## begin

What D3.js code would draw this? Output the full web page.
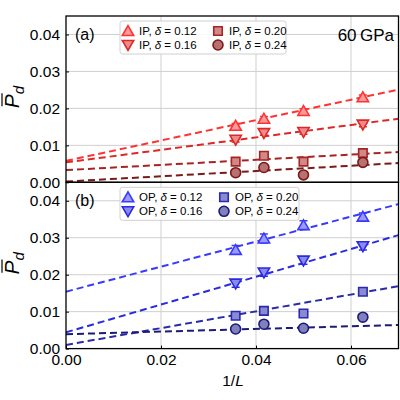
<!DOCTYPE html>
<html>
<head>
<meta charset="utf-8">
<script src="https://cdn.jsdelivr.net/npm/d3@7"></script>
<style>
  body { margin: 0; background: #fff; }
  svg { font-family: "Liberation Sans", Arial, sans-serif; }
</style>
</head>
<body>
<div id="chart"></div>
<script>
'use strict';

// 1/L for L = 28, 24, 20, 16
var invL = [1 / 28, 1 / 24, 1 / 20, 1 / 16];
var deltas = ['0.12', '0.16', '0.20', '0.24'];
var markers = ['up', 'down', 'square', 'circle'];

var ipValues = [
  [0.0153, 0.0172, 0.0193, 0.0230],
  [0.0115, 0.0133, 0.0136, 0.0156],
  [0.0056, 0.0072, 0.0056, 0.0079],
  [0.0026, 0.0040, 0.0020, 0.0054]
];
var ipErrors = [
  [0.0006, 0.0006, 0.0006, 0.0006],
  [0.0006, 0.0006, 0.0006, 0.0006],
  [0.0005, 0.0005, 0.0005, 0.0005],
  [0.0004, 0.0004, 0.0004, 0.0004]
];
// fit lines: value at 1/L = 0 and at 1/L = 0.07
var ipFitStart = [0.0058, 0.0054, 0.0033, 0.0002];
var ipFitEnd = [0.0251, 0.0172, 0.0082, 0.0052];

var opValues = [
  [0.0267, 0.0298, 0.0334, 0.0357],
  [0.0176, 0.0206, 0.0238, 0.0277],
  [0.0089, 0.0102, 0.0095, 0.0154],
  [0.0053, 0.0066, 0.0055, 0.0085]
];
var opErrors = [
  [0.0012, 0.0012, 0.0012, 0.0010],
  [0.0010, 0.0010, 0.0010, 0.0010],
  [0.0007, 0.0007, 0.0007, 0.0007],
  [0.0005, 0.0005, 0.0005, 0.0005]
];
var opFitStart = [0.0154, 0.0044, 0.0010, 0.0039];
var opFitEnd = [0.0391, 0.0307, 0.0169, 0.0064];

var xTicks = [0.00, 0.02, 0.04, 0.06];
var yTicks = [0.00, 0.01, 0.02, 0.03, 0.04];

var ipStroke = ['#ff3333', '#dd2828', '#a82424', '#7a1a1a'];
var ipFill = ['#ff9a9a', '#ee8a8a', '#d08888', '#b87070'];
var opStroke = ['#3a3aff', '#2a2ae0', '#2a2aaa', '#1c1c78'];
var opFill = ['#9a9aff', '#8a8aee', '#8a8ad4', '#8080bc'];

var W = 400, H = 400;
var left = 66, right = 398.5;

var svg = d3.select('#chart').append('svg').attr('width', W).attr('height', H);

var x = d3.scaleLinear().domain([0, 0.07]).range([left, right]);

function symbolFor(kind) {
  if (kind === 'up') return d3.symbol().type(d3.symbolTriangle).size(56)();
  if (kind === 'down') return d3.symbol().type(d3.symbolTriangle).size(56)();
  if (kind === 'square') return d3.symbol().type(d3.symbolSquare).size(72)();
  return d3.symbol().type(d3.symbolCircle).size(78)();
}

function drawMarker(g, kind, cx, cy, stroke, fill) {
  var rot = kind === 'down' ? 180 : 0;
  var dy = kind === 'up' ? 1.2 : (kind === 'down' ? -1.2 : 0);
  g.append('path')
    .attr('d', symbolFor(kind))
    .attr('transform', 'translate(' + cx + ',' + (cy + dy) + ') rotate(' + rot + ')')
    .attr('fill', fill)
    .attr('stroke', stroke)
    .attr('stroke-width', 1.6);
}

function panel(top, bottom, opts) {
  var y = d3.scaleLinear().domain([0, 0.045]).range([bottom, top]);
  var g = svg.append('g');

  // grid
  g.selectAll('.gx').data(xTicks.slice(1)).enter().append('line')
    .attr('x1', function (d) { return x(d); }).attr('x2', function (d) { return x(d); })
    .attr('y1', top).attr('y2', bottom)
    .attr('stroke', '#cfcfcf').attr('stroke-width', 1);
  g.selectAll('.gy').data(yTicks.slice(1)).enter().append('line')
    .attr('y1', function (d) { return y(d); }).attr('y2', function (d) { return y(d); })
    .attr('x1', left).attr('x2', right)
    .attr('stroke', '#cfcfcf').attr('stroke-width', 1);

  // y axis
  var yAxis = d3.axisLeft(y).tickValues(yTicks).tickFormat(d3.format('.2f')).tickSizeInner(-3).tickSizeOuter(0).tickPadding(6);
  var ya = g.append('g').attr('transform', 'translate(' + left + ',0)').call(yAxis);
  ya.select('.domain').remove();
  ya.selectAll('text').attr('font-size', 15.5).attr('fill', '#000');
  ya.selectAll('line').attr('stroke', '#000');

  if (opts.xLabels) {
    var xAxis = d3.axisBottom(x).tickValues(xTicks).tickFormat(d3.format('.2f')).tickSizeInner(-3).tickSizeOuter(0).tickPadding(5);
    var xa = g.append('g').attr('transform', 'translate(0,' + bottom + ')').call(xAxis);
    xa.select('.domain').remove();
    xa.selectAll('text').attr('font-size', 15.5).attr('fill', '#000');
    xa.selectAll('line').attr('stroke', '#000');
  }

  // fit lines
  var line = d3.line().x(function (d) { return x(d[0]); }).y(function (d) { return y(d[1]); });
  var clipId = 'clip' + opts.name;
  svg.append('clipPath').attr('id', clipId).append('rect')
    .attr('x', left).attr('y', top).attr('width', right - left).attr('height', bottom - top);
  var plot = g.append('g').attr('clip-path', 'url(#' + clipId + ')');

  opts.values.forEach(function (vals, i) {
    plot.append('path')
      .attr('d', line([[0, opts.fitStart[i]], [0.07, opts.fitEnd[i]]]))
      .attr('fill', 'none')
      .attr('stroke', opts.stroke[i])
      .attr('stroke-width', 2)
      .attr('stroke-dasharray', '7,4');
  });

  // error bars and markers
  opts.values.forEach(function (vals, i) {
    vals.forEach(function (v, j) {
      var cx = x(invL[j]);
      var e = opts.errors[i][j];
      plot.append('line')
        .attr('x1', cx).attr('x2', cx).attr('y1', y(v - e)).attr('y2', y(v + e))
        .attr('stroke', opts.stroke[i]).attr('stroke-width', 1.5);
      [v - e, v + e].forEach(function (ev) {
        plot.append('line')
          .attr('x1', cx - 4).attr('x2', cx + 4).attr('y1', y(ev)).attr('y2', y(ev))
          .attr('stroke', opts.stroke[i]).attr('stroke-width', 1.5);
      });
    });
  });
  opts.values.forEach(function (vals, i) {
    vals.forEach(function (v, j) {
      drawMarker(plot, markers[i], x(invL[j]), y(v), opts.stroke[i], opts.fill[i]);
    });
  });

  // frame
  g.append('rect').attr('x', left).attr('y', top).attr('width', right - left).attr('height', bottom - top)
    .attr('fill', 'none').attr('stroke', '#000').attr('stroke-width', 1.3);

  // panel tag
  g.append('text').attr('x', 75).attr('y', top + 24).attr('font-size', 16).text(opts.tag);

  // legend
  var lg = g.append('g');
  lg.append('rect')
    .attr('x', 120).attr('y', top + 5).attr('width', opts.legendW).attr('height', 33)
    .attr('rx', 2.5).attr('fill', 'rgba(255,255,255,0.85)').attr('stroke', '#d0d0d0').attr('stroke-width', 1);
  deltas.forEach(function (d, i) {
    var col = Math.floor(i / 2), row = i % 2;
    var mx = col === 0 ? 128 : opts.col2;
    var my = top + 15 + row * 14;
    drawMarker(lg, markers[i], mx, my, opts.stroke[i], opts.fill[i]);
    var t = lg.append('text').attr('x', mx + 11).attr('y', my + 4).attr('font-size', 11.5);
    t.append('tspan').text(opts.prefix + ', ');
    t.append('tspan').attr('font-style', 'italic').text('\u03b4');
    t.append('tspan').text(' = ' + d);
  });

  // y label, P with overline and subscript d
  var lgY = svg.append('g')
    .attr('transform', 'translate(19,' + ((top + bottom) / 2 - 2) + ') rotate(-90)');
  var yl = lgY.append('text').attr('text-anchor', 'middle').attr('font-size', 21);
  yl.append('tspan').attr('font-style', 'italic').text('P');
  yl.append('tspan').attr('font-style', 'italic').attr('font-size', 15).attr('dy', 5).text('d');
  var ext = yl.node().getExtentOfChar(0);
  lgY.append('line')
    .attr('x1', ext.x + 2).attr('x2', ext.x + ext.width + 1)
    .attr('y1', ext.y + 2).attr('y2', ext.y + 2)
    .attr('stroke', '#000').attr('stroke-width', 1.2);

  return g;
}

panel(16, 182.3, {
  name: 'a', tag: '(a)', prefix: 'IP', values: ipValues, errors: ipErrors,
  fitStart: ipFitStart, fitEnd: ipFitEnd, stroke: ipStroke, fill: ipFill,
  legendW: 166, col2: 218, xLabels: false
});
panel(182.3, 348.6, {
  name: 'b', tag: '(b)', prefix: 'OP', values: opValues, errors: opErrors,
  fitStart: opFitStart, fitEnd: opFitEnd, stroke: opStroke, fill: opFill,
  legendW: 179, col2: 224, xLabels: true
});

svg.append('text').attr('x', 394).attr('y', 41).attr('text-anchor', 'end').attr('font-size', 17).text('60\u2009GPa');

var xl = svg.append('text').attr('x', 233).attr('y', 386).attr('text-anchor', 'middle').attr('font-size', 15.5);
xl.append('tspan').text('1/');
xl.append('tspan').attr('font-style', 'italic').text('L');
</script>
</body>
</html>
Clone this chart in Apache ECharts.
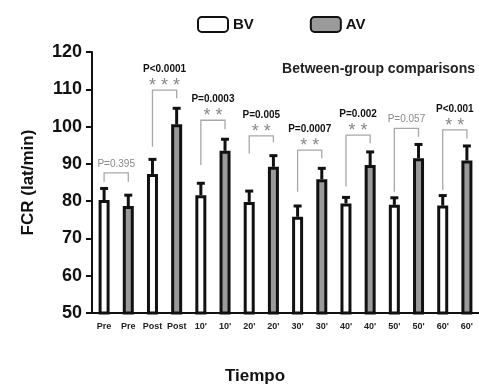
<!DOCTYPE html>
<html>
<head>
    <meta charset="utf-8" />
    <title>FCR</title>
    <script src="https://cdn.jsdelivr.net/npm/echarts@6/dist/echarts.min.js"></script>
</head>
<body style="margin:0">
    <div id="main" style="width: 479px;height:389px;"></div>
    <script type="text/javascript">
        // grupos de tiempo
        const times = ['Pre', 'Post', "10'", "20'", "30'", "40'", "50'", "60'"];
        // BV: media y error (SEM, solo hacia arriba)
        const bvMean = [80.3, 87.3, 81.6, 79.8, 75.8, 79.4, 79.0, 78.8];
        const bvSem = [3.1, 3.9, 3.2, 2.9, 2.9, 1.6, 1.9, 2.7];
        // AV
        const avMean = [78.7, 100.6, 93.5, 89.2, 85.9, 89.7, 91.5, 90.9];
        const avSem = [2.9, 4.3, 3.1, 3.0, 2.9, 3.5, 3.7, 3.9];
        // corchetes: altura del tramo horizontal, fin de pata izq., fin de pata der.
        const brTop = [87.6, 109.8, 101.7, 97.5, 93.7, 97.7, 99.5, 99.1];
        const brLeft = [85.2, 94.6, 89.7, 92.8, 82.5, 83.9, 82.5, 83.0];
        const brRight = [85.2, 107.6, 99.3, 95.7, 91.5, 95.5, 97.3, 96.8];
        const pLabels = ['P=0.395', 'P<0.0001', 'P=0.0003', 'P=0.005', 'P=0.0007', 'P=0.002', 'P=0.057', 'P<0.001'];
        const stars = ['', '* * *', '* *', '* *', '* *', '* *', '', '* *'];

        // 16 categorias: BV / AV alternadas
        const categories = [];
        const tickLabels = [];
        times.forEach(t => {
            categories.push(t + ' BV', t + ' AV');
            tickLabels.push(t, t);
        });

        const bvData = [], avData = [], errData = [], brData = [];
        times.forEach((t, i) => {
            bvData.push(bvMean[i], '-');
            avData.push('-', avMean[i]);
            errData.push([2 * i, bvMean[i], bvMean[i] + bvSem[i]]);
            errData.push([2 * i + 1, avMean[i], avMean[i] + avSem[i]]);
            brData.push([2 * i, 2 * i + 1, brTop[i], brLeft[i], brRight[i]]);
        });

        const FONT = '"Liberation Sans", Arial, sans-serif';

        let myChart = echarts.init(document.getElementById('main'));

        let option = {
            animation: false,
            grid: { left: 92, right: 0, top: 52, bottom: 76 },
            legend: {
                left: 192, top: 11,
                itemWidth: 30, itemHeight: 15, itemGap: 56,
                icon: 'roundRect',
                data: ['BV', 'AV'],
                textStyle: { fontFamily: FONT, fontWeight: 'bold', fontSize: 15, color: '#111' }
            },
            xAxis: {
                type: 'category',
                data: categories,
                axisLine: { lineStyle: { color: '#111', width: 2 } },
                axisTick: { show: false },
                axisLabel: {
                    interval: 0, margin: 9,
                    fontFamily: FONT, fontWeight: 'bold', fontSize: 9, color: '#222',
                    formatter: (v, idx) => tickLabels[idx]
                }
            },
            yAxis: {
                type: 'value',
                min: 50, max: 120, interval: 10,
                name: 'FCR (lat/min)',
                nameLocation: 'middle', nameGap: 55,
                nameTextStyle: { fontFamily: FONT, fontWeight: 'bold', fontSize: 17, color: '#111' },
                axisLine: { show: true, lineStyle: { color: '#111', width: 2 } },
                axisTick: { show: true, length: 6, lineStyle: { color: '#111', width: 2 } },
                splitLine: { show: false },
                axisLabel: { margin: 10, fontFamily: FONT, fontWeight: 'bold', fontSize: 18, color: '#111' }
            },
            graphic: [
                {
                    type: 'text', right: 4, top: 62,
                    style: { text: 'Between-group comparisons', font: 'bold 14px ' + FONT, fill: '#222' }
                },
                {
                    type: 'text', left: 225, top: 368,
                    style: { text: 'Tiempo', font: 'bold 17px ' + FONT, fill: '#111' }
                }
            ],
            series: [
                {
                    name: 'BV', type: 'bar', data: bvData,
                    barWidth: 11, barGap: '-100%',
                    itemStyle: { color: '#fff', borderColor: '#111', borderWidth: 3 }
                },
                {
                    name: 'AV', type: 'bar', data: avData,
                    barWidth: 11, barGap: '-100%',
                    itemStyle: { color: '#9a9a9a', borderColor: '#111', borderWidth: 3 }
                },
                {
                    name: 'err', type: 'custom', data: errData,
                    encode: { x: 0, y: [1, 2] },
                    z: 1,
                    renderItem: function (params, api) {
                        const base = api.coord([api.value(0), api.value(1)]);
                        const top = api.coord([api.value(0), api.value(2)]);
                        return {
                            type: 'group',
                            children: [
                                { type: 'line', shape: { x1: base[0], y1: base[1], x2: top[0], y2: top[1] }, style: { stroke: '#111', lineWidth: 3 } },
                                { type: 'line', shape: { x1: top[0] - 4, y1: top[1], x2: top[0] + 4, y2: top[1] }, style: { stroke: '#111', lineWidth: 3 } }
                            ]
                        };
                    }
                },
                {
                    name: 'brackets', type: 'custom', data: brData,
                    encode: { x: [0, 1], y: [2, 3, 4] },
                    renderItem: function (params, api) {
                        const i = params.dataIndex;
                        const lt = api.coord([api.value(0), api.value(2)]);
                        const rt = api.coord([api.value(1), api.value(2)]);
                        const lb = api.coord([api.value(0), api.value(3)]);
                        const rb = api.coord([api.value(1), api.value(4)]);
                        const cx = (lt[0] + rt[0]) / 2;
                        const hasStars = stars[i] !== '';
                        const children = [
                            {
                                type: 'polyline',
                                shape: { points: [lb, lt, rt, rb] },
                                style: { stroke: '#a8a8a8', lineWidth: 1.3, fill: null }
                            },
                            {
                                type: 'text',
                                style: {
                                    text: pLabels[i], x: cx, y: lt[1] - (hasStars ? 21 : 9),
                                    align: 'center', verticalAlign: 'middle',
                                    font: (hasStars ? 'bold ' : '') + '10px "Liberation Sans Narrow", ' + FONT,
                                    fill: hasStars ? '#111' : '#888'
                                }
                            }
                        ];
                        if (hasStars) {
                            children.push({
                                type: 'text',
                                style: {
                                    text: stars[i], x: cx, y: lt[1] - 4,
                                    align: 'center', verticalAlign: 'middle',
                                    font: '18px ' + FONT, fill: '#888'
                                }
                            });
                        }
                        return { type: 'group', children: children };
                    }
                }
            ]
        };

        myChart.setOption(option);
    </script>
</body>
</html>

## end

__WRITTEN INSTRUCTION__
Omitting all pictures, restate exactly the lines of the material from its start through the line that contains "var yTicks = [0.00, 0.01, 0.02, 0.03, 0.04];".

__WRITTEN SOLUTION__
What D3.js code would draw this? Output the full web page.
<!DOCTYPE html>
<html>
<head>
<meta charset="utf-8">
<script src="https://cdn.jsdelivr.net/npm/d3@7"></script>
<style>
  body { margin: 0; background: #fff; }
  svg { font-family: "Liberation Sans", Arial, sans-serif; }
</style>
</head>
<body>
<div id="chart"></div>
<script>
'use strict';

// 1/L for L = 28, 24, 20, 16
var invL = [1 / 28, 1 / 24, 1 / 20, 1 / 16];
var deltas = ['0.12', '0.16', '0.20', '0.24'];
var markers = ['up', 'down', 'square', 'circle'];

var ipValues = [
  [0.0153, 0.0172, 0.0193, 0.0230],
  [0.0115, 0.0133, 0.0136, 0.0156],
  [0.0056, 0.0072, 0.0056, 0.0079],
  [0.0026, 0.0040, 0.0020, 0.0054]
];
var ipErrors = [
  [0.0006, 0.0006, 0.0006, 0.0006],
  [0.0006, 0.0006, 0.0006, 0.0006],
  [0.0005, 0.0005, 0.0005, 0.0005],
  [0.0004, 0.0004, 0.0004, 0.0004]
];
// fit lines: value at 1/L = 0 and at 1/L = 0.07
var ipFitStart = [0.0058, 0.0054, 0.0033, 0.0002];
var ipFitEnd = [0.0251, 0.0172, 0.0082, 0.0052];

var opValues = [
  [0.0267, 0.0298, 0.0334, 0.0357],
  [0.0176, 0.0206, 0.0238, 0.0277],
  [0.0089, 0.0102, 0.0095, 0.0154],
  [0.0053, 0.0066, 0.0055, 0.0085]
];
var opErrors = [
  [0.0012, 0.0012, 0.0012, 0.0010],
  [0.0010, 0.0010, 0.0010, 0.0010],
  [0.0007, 0.0007, 0.0007, 0.0007],
  [0.0005, 0.0005, 0.0005, 0.0005]
];
var opFitStart = [0.0154, 0.0044, 0.0010, 0.0039];
var opFitEnd = [0.0391, 0.0307, 0.0169, 0.0064];

var xTicks = [0.00, 0.02, 0.04, 0.06];
var yTicks = [0.00, 0.01, 0.02, 0.03, 0.04];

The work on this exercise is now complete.